[Start Exercise inputs]

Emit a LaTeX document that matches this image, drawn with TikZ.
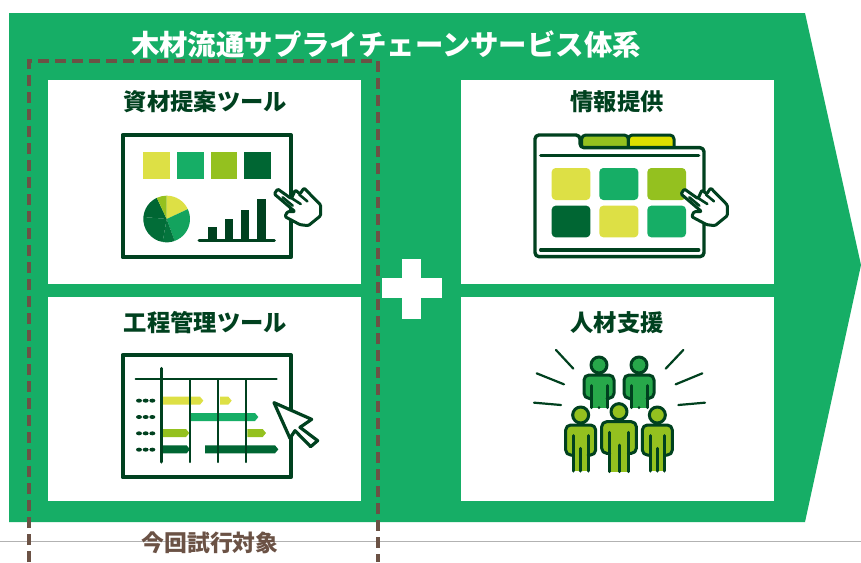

[End Exercise inputs]
[Start Exercise inputs]

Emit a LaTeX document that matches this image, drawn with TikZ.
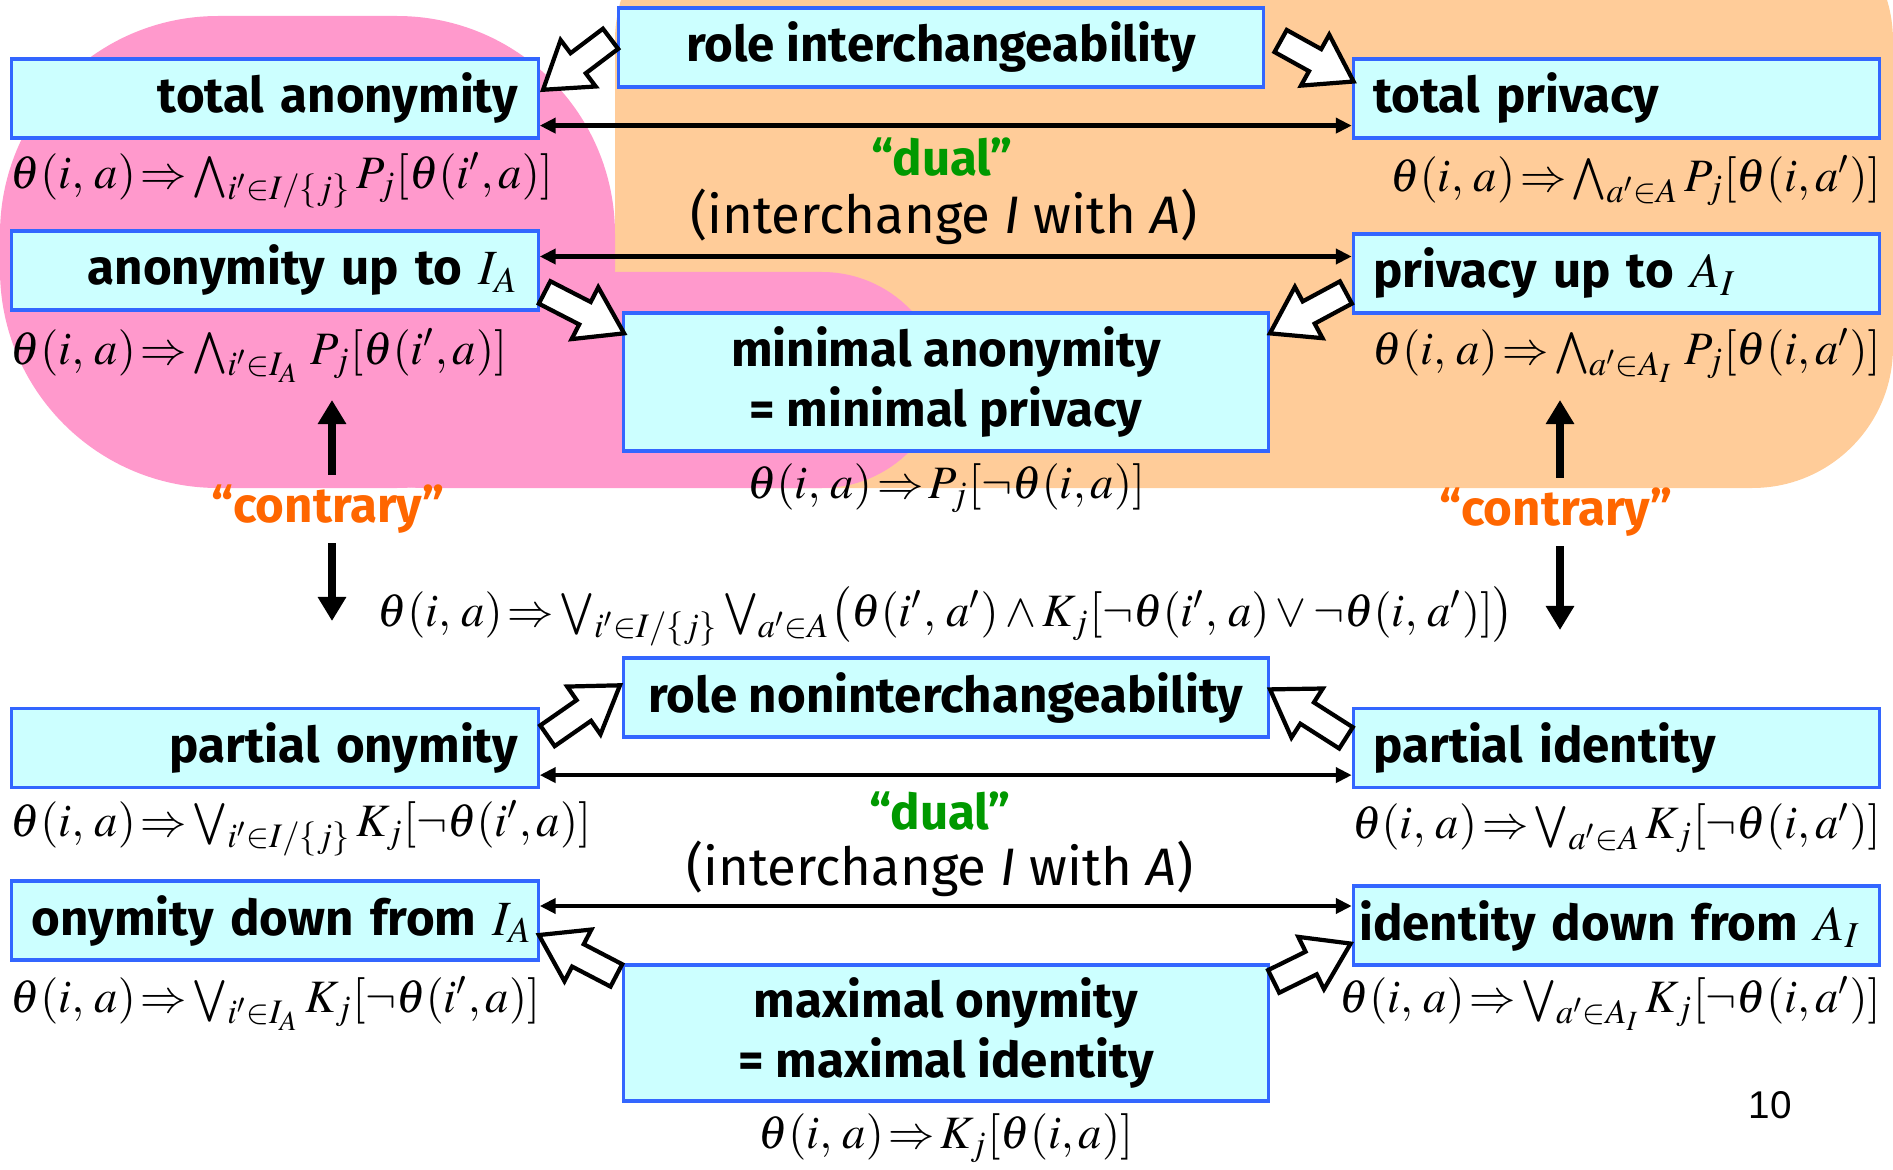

[End Exercise inputs]
[Start Exercise inputs]

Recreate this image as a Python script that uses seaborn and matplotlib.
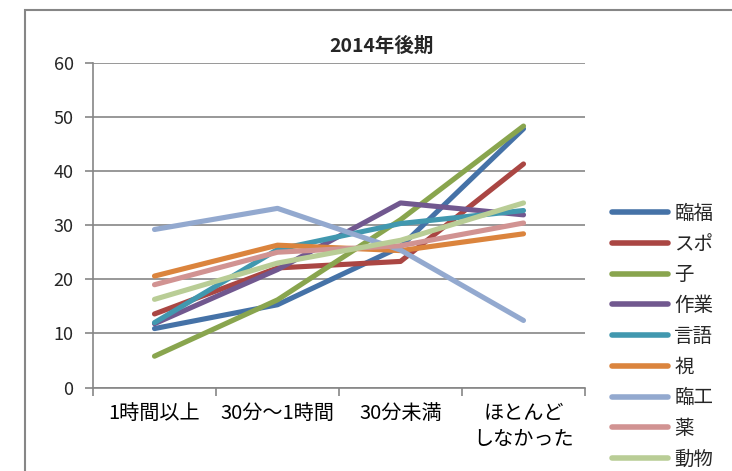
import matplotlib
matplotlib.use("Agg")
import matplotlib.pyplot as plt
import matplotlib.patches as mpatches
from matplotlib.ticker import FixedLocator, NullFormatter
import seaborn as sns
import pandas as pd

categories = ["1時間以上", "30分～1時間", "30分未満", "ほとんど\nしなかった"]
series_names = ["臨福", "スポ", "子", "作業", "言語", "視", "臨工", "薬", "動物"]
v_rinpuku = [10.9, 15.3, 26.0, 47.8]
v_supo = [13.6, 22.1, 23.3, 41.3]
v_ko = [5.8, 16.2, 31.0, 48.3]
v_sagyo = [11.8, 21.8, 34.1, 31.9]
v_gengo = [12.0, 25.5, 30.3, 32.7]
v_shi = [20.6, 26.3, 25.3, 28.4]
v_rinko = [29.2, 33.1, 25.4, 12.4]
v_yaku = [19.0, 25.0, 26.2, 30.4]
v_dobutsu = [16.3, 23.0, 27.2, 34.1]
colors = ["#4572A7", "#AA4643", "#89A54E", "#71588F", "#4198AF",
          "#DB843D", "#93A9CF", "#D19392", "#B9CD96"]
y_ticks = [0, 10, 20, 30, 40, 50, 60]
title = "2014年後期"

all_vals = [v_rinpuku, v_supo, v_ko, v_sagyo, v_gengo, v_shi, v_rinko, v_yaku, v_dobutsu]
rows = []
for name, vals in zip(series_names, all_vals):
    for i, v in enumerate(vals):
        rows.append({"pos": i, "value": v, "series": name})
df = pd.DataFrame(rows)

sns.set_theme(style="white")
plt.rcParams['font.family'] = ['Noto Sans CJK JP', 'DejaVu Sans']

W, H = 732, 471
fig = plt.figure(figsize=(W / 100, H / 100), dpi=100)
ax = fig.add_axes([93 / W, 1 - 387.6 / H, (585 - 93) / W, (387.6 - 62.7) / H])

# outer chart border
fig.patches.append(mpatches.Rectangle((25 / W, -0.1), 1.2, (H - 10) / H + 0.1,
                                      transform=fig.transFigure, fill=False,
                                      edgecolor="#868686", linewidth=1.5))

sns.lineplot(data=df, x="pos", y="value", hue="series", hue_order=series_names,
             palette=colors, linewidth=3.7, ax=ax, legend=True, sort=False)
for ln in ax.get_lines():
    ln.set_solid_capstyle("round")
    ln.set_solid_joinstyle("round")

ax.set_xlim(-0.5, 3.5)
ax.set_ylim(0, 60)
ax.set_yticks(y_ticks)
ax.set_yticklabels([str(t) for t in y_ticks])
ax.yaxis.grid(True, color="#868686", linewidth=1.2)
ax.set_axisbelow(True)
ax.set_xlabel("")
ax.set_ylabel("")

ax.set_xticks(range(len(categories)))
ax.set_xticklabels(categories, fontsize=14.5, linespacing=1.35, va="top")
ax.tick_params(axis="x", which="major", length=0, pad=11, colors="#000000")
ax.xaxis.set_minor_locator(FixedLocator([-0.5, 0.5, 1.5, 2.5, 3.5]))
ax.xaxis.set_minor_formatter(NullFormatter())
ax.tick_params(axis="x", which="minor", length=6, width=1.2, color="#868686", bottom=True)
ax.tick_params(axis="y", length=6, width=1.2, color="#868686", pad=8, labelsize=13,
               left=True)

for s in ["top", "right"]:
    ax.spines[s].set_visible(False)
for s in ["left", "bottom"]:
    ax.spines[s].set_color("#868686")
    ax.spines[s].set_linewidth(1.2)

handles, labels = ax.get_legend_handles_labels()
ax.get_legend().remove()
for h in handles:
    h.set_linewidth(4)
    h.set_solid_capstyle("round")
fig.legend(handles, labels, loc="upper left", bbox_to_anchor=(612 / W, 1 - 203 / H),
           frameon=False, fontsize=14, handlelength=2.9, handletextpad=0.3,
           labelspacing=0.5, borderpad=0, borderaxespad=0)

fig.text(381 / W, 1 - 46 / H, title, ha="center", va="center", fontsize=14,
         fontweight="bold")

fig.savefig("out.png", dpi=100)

[End Exercise inputs]

* _Exercise details_: Within the listing above, extract exactly the lines that run from the one containing "Recreate this image" through the one containing "import pandas as pd", excluding any pictures.

* _Solution to this problem_:
Recreate this image as a Python script that uses seaborn and matplotlib.
import matplotlib
matplotlib.use("Agg")
import matplotlib.pyplot as plt
import matplotlib.patches as mpatches
from matplotlib.ticker import FixedLocator, NullFormatter
import seaborn as sns
import pandas as pd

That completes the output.